- Type: cruise missile
- Place of origin: USSR

Production history
- Designer: Vladimir N. Chelomey
- Designed: 1945
- Manufacturer: OKB-52
- Produced: 1945
- No. built: 300 (10Kh)
- Variants: 10Kh Izdeliye 30 10KhN 14Kh 14KhK1 15Kh 16Kh 17Kh 18Kh Gliding bomb

Specifications
- Engine: Chelomey D-3 ca 3.924 kN (882 lbf) thrust
- Propellant: Gasoline
- Operational range: 260 - 300 km
- Boost time: Solid fuel rockets (ramp launching)
- Launch platform: Petlyakov Pe-8 Tupolev Tu-2LL

= 10Kh =

10Kh was the designation for the initial series of Soviet Union pulse jet engine powered air-launched cruise missiles, reverse engineered from the Fieseler Fi 103 (V-1) flying bomb, developed in the 1950s by OKB-52 under the leadership of Vladimir Nikolaevič Čelomej (Chelomey) and cancelled in the same decade.

== History ==
Reports of the German V-1 flying bomb attacks on London prompted Stalin to initiate a programme to develop a Soviet equivalent, commencing in June 1944. Vladimir Chelomey, who had been working on pulse jet engines, was assigned to the project in October 1944 and given control of OKB-52. The programme was assisted by the partial recovery of a V-1 by Soviet forces at the Blizna test range in Poland. The initial V-1 copy was called 10Kh and later Izdeliye 10 ("Article 10"). Serial production was scheduled to commence in March 1945 with 100 per month, increasing to 450 per month later that year.
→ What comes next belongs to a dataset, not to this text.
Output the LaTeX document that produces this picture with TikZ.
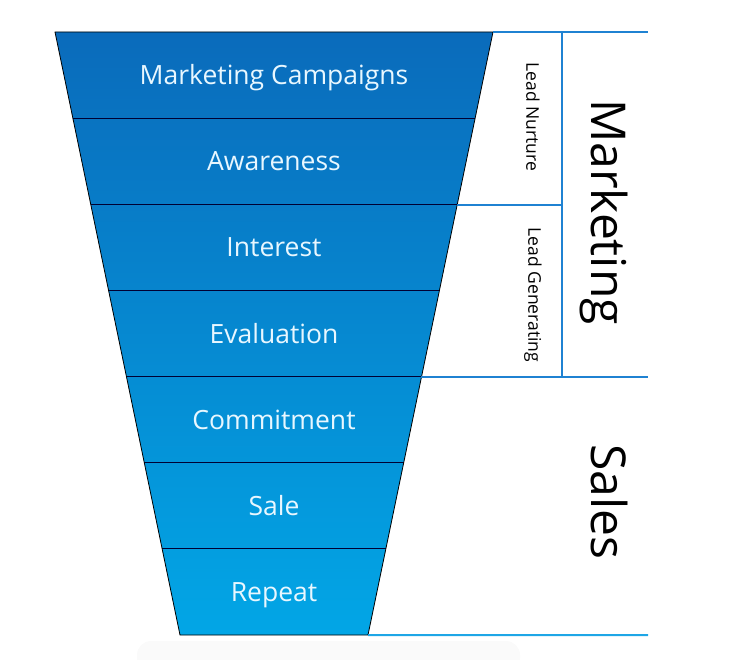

By the end of 1944 the development of the D-3 pulse engine that propelled the 10Kh was at the prototype stage and the first production 10Kh was ready on 5 February 1945. As no launching ramps had been constructed, the first test was an air launch from a Petlyakov Pe-8 heavy bomber on 20 March 1945, near Tashkent. By 25 July, 66 missiles had been launched, of which 44 transitioned to autonomous flight, 22 of these reaching the range target and 20 maintaining the required heading. A batch of improved 10Kh (Izdeliye 30) were constructed with wooden wings, and 73 more air launches were performed in December 1948. A ground-launched variant called the 10KhN was also tested in 1948, which used rocket-assisted take-off from a ramp.

The purpose of the first tests was to determine the feasibility of dropping the 10Kh missile from an aircraft in flight and ignite the pulse jet about 100 m below the mother-ship, but only six out of 22 missiles did so correctly. The second, more successful series of tests, achieved a success rate of 12 out of the 22 launched. The final tests were conducted to determine precision and effectiveness; six of 18 missiles launched impacted the target, and three detonated successfully, from four launched to determine effectiveness.

==Variants==
- 10Kh
The initial production version of the V-1 reverse engineered look-alike, powered by a single Chelomey D-3, reverse engineered Argus As014 engine.
- 10Kh Izdeliye 30
An improved version with wooden wings.
- 10KhN
A ground-launched version using rocket-assisted take-off gear to boost the missile up a launch ramp.
- 14Kh
A further development with revised wings of several configurations and structural material, powered by a single Chelomey D-5 engine.
- 14KhK1
A sub-version of the Kh14 powered by a single Chelomey D-6.
- 15Kh
A ship launched version.
- 16Kh
Experimental missiles using Kh10 airframes with single Chelomey D-6 engines, later tested with two Chelomey D-3 engines mounted side by side on V-configured pylons on the aft fuselage and extended tailplanes with rectangular fins and rudders at the tailplane tips.
- 17Kh
A ship launched version.
- 18Kh
A further development of the 10Kh series of cruise missiles.
- A gliding bomb
An un-powered gliding bomb was also derived from the 10Kh featuring a twin tail similar to the 16Kh in addition to a central fin, as well as a jettison-able undercarriage.